→ Problem to work on
The lines to reproduce run from the first one through the line containing "40, 45, 50];". Reproduce them exactly.

Start of Given data

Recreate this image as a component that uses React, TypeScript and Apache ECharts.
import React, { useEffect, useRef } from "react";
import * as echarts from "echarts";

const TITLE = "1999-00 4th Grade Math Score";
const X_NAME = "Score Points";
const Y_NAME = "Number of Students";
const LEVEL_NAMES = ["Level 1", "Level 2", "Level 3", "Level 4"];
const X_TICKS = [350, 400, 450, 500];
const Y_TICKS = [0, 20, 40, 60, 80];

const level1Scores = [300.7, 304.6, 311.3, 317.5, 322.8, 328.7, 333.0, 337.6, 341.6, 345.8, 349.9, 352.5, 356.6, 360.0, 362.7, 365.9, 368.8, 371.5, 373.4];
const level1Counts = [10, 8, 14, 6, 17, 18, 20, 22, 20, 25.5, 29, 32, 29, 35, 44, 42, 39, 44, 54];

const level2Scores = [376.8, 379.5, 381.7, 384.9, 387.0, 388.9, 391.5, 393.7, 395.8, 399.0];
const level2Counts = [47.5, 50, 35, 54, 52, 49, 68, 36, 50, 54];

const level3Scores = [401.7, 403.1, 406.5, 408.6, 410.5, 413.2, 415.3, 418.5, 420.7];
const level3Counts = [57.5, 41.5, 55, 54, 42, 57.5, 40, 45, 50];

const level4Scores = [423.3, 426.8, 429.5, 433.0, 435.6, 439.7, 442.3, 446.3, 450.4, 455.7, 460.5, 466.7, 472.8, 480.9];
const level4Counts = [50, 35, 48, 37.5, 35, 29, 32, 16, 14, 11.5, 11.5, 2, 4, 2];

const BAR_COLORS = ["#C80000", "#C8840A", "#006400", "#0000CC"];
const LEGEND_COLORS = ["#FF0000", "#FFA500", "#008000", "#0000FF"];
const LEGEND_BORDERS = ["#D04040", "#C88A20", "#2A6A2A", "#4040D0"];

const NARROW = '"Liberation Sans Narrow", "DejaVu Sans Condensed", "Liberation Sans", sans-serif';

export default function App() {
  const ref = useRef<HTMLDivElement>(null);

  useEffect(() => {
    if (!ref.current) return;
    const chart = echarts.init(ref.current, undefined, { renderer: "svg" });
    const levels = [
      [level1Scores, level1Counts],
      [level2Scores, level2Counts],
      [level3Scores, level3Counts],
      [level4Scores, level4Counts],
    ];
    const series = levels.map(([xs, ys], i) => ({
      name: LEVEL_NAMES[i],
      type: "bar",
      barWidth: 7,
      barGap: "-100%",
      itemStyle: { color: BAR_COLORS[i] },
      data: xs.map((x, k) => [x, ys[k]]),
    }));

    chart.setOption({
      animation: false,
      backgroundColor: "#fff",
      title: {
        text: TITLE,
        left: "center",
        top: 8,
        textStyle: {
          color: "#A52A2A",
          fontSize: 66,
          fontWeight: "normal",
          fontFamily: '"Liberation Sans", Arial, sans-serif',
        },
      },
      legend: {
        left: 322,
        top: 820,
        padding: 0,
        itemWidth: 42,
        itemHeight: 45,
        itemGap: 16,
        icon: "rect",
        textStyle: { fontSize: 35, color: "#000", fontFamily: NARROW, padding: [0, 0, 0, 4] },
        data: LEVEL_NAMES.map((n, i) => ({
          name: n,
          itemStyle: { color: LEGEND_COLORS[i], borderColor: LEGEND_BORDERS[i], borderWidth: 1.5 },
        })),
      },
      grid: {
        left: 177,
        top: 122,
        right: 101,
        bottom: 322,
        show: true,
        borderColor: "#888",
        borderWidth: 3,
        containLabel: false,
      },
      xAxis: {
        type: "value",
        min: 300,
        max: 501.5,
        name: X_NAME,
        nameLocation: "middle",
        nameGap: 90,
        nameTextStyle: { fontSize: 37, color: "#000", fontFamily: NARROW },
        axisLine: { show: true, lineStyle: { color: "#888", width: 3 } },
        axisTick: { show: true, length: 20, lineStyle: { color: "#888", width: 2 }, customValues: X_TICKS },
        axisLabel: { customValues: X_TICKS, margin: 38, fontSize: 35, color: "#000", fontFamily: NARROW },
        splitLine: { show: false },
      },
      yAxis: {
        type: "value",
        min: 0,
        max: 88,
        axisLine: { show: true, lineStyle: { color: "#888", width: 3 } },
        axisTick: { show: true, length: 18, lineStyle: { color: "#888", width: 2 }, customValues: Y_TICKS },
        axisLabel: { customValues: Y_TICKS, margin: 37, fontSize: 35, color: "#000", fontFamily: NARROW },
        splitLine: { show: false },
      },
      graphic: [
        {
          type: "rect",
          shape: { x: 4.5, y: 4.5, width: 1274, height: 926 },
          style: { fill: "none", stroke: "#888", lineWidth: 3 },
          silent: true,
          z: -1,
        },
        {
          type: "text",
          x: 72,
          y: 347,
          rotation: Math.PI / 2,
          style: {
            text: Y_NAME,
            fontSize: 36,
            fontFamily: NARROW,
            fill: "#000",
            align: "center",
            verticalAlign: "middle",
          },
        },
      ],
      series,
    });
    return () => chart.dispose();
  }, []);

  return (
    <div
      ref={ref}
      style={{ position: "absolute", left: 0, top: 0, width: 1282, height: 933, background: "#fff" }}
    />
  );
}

End of Given data

→ Response to the exercise
Recreate this image as a component that uses React, TypeScript and Apache ECharts.
import React, { useEffect, useRef } from "react";
import * as echarts from "echarts";

const TITLE = "1999-00 4th Grade Math Score";
const X_NAME = "Score Points";
const Y_NAME = "Number of Students";
const LEVEL_NAMES = ["Level 1", "Level 2", "Level 3", "Level 4"];
const X_TICKS = [350, 400, 450, 500];
const Y_TICKS = [0, 20, 40, 60, 80];

const level1Scores = [300.7, 304.6, 311.3, 317.5, 322.8, 328.7, 333.0, 337.6, 341.6, 345.8, 349.9, 352.5, 356.6, 360.0, 362.7, 365.9, 368.8, 371.5, 373.4];
const level1Counts = [10, 8, 14, 6, 17, 18, 20, 22, 20, 25.5, 29, 32, 29, 35, 44, 42, 39, 44, 54];

const level2Scores = [376.8, 379.5, 381.7, 384.9, 387.0, 388.9, 391.5, 393.7, 395.8, 399.0];
const level2Counts = [47.5, 50, 35, 54, 52, 49, 68, 36, 50, 54];

const level3Scores = [401.7, 403.1, 406.5, 408.6, 410.5, 413.2, 415.3, 418.5, 420.7];
const level3Counts = [57.5, 41.5, 55, 54, 42, 57.5, 40, 45, 50];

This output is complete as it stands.